Python Forum

Full Version: Fastest Method for Querying SQL Server with Python Pandas
You're currently viewing a stripped down version of our content. View the full version with proper formatting.
I am querying a sql table with about 3.5 MM rows and 400 columns - I am estimating it is less than 5 GB in size.

If I use pd.read_sql to select * from this table, it takes many, many hours to execute. (Over 10 hours sometimes....)

I would like to read in the entire table and not cut it into pieces....I know folks will suggest otherwise, I get that. But I am still looking for a better solution that can handle reading in the entire table. We are not talking about terabytes here...

Also, even if I use chunks, the sum of the time the individual chunks take to process is similar amount of time to execute the entire table query.

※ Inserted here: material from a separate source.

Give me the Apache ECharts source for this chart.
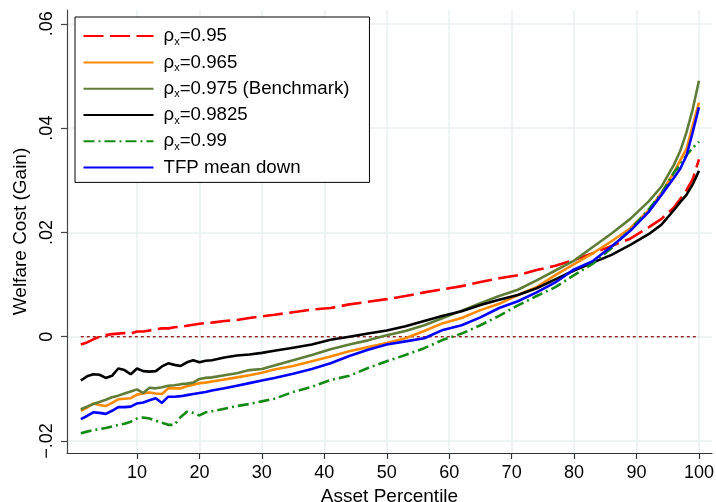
<!DOCTYPE html>
<html><head><meta charset="utf-8">
<script src="https://cdn.jsdelivr.net/npm/echarts@6/dist/echarts.min.js"></script>
<style>html,body{margin:0;padding:0;background:#fff}#c{width:716px;height:502px}</style>
</head><body><div id="c"></div>
<script>
// Asset percentile positions (x)
const pct = [1,2,3,4,5,6,7,8,9,10,11,12,13,14,15,16,17,18,19,20,21,22,24,26,28,30,32,35,38,41,44,47,50,53,56,59,62,65,68,71,74,77,80,83,86,89,92,94,96,97,98,99,100];

const rho095 = [-0.0015,-0.0011,-0.0005,0.0000,0.0003,0.0005,0.0006,0.0007,0.0006,0.0010,0.0010,0.0012,0.0014,0.0016,0.0016,0.0018,0.0019,0.0021,0.0023,0.0025,0.0026,0.0027,0.0030,0.0032,0.0036,0.0039,0.0042,0.0047,0.0052,0.0055,0.0062,0.0067,0.0072,0.0078,0.0085,0.0091,0.0097,0.0105,0.0112,0.0118,0.0128,0.0136,0.0147,0.0160,0.0174,0.0188,0.0210,0.0226,0.0248,0.0264,0.0281,0.0302,0.0340];

const rho0965 = [-0.0142,-0.0136,-0.0128,-0.0131,-0.0133,-0.0127,-0.0120,-0.0119,-0.0118,-0.0111,-0.0109,-0.0107,-0.0109,-0.0110,-0.0099,-0.0099,-0.0099,-0.0095,-0.0092,-0.0089,-0.0088,-0.0086,-0.0082,-0.0078,-0.0074,-0.0069,-0.0063,-0.0056,-0.0047,-0.0038,-0.0028,-0.0020,-0.0012,-0.0003,0.0011,0.0026,0.0036,0.0051,0.0063,0.0080,0.0095,0.0118,0.0139,0.0160,0.0183,0.0208,0.0243,0.0276,0.0315,0.0338,0.0360,0.0405,0.0449];

const rho0975 = [-0.0139,-0.0134,-0.0129,-0.0125,-0.0121,-0.0116,-0.0113,-0.0109,-0.0105,-0.0101,-0.0108,-0.0098,-0.0099,-0.0097,-0.0094,-0.0093,-0.0091,-0.0090,-0.0088,-0.0081,-0.0079,-0.0078,-0.0074,-0.0070,-0.0064,-0.0062,-0.0055,-0.0045,-0.0035,-0.0024,-0.0015,-0.0007,0.0003,0.0011,0.0022,0.0036,0.0050,0.0064,0.0078,0.0090,0.0108,0.0127,0.0146,0.0172,0.0198,0.0226,0.0260,0.0288,0.0330,0.0356,0.0392,0.0436,0.0491];

const rho09825 = [-0.0084,-0.0076,-0.0072,-0.0073,-0.0079,-0.0075,-0.0061,-0.0064,-0.0072,-0.0061,-0.0066,-0.0067,-0.0066,-0.0057,-0.0051,-0.0054,-0.0056,-0.0049,-0.0045,-0.0049,-0.0046,-0.0045,-0.0040,-0.0036,-0.0034,-0.0031,-0.0027,-0.0021,-0.0015,-0.0006,0.0000,0.0006,0.0012,0.0020,0.0030,0.0040,0.0049,0.0061,0.0071,0.0080,0.0093,0.0110,0.0127,0.0142,0.0157,0.0176,0.0197,0.0215,0.0243,0.0258,0.0272,0.0292,0.0318];

const rho099 = [-0.0185,-0.0182,-0.0179,-0.0177,-0.0175,-0.0172,-0.0169,-0.0167,-0.0163,-0.0157,-0.0155,-0.0157,-0.0161,-0.0165,-0.0169,-0.0169,-0.0154,-0.0144,-0.0146,-0.0151,-0.0145,-0.0143,-0.0138,-0.0133,-0.0129,-0.0124,-0.0119,-0.0106,-0.0096,-0.0083,-0.0075,-0.0060,-0.0047,-0.0035,-0.0022,-0.0006,0.0006,0.0022,0.0040,0.0060,0.0078,0.0095,0.0118,0.0140,0.0170,0.0205,0.0245,0.0275,0.0315,0.0330,0.0348,0.0362,0.0374];

const tfpDown = [-0.0158,-0.0152,-0.0145,-0.0146,-0.0148,-0.0142,-0.0135,-0.0135,-0.0134,-0.0128,-0.0126,-0.0122,-0.0118,-0.0127,-0.0115,-0.0115,-0.0114,-0.0112,-0.0110,-0.0108,-0.0106,-0.0103,-0.0099,-0.0094,-0.0089,-0.0084,-0.0079,-0.0071,-0.0062,-0.0051,-0.0037,-0.0025,-0.0015,-0.0009,-0.0003,0.0013,0.0022,0.0037,0.0055,0.0068,0.0085,0.0104,0.0129,0.0145,0.0173,0.0203,0.0240,0.0272,0.0305,0.0322,0.0347,0.0392,0.0440];

const zeroX = [1, 100];
const zeroY = [0, 0];

const xTicks = [10,20,30,40,50,60,70,80,90,100];
const yTicks = [-0.02,0,0.02,0.04,0.06];

const seriesNames = ['ρx=0.95','ρx=0.965','ρx=0.975 (Benchmark)','ρx=0.9825','ρx=0.99','TFP mean down'];
const seriesValues = [rho095, rho0965, rho0975, rho09825, rho099, tfpDown];
const seriesColors = ['#ff0000','#ff8a00','#5f7d37','#000000','#138a13','#0000ff'];
const seriesDash = [[20,6.5],'solid','solid','solid',[11,4,2,4],'solid'];

const FONT = "'Liberation Sans', Arial, sans-serif";
const zip = (xs, ys) => xs.map((x, i) => [x, ys[i]]);

const chart = echarts.init(document.getElementById('c'), null, {renderer: 'canvas'});

const series = [
  {
    name: 'zero', type: 'line', data: zip(zeroX, zeroY), z: 1,
    symbol: 'none', showSymbol: false,
    itemStyle: {color: '#8f2424'},
    lineStyle: {color: '#8f2424', width: 1.4, type: [3, 3], opacity: 1},
    emphasis: {disabled: true}
  }
];
seriesNames.forEach((n, i) => {
  series.push({
    name: n, type: 'line', z: 2 + i, symbol: 'none', showSymbol: false,
    data: zip(pct, seriesValues[i]),
    itemStyle: {color: seriesColors[i]},
    lineStyle: {color: seriesColors[i], width: 2.6, type: seriesDash[i]},
    emphasis: {disabled: true}
  });
});

const gridLine = {show: true, lineStyle: {color: '#e8f0f2', width: 1.5, type: 'solid'}};

const option = {
  animation: false,
  backgroundColor: '#ffffff',
  textStyle: {fontFamily: FONT},
  grid: {left: 67, right: 4, top: 10, bottom: 49, containLabel: false, outerBoundsMode: 'none'},
  legend: {
    data: seriesNames,
    orient: 'vertical',
    left: 75, top: 17,
    itemWidth: 70, itemHeight: 14, itemGap: 5.8,
    padding: [9.6, 20, 5.3, 7.5],
    backgroundColor: '#ffffff',
    borderColor: '#000000', borderWidth: 1,
    selectedMode: false,
    itemStyle: {color: 'rgba(0,0,0,0)', borderWidth: 0, opacity: 0},
    formatter: function (name) {
      if (name.indexOf('ρx') === 0) {
        return '{a|ρ}{s|x}{b|' + name.slice(2) + '}';
      }
      return '{a|' + name + '}';
    },
    textStyle: {
      fontFamily: FONT, fontSize: 18.7, color: '#000',
      rich: {
        a: {fontFamily: FONT, fontSize: 18.7, color: '#000', padding: [0,0,0,5], lineHeight: 22},
        b: {fontFamily: FONT, fontSize: 18.7, color: '#000', lineHeight: 22},
        s: {fontFamily: FONT, fontSize: 11, color: '#000', verticalAlign: 'bottom', lineHeight: 22}
      }
    }
  },
  xAxis: {
    type: 'value', min: -1.21, max: 102.09,
    name: 'Asset Percentile', nameLocation: 'middle', nameGap: 28,
    nameTextStyle: {fontFamily: FONT, fontSize: 19, color: '#000'},
    axisLine: {show: true, onZero: false, lineStyle: {color: '#333', width: 1.2}},
    axisTick: {show: true, length: 6, customValues: xTicks, lineStyle: {color: '#333', width: 1.2}},
    axisLabel: {show: true, customValues: xTicks, margin: 11, fontFamily: FONT, fontSize: 18, color: '#000'},
    splitLine: Object.assign({customValues: xTicks}, gridLine)
  },
  yAxis: {
    type: 'value', min: -0.0223, max: 0.06265,
    name: 'Welfare Cost (Gain)', nameLocation: 'middle', nameGap: 35,
    nameTextStyle: {fontFamily: FONT, fontSize: 19, color: '#000'},
    axisLine: {show: true, onZero: false, lineStyle: {color: '#444', width: 1.2}},
    axisTick: {show: true, length: 6, customValues: yTicks, lineStyle: {color: '#444', width: 1.2}},
    axisLabel: {
      show: true, customValues: yTicks, rotate: 90, margin: 11,
      fontFamily: FONT, fontSize: 18, color: '#000',
      formatter: function (v) {
        if (Math.abs(v) < 1e-9) return '0';
        const s = Math.abs(v).toFixed(2).replace(/^0/, '');
        return (v < 0 ? '\u2212' : '') + s;
      }
    },
    splitLine: Object.assign({customValues: yTicks}, gridLine)
  },
  series: series
};
chart.setOption(option);
</script>
</body></html>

Is there any alternative approach that would work faster?

Thanks,

Brian
Have you tried to read the table through the DB-API instead of pandas for comparison?
(Jul-31-2020, 08:27 AM)Gribouillis Wrote: [ -> ]Have you tried to read the table through the DB-API instead of pandas for comparison?

I haven't. I will see what I can find based on that suggestion. Are you expecting it to be faster?

Thanks!
Depends.
What SQL server are you using? Is it on the same machine or across the network?

By offloading some of the work and storage to the server, you can see a performance boost.
BuJayBelvin Wrote:Are you expecting it to be faster?
Yes. In fact I'm a complete begginner in pandas but I read that pandas uses sqlalchemy and I have some bad memories of sqlalchemy being much slower than the DB-API in certain situations. It could really change something.
(Jul-31-2020, 06:00 PM)Gribouillis Wrote: [ -> ]
BuJayBelvin Wrote:Are you expecting it to be faster?
Yes. In fact I'm a complete begginner in pandas but I read that pandas uses sqlalchemy and I have some bad memories of sqlalchemy being much slower than the DB-API in certain situations. It could really change something.

Thanks! That's good to know. I am limited to SQL Server 2005 (which is insane) and I am querying the remove server from home. I assume the connection causes a portion of the delay but I think there may be more efficient solutions other than read_sql on pandas....hence, the inquiry. I need to look into the DB-API recommendation....

Thanks!
You could perhaps use something such as pyodbc, there is an example here, even with a pandas dataframe. Again, I'm only guessing, but pyodbc implements the db-api.
Different database than what you are using, but HEREis a performance comparison. Pandas is convenient but slow for such things.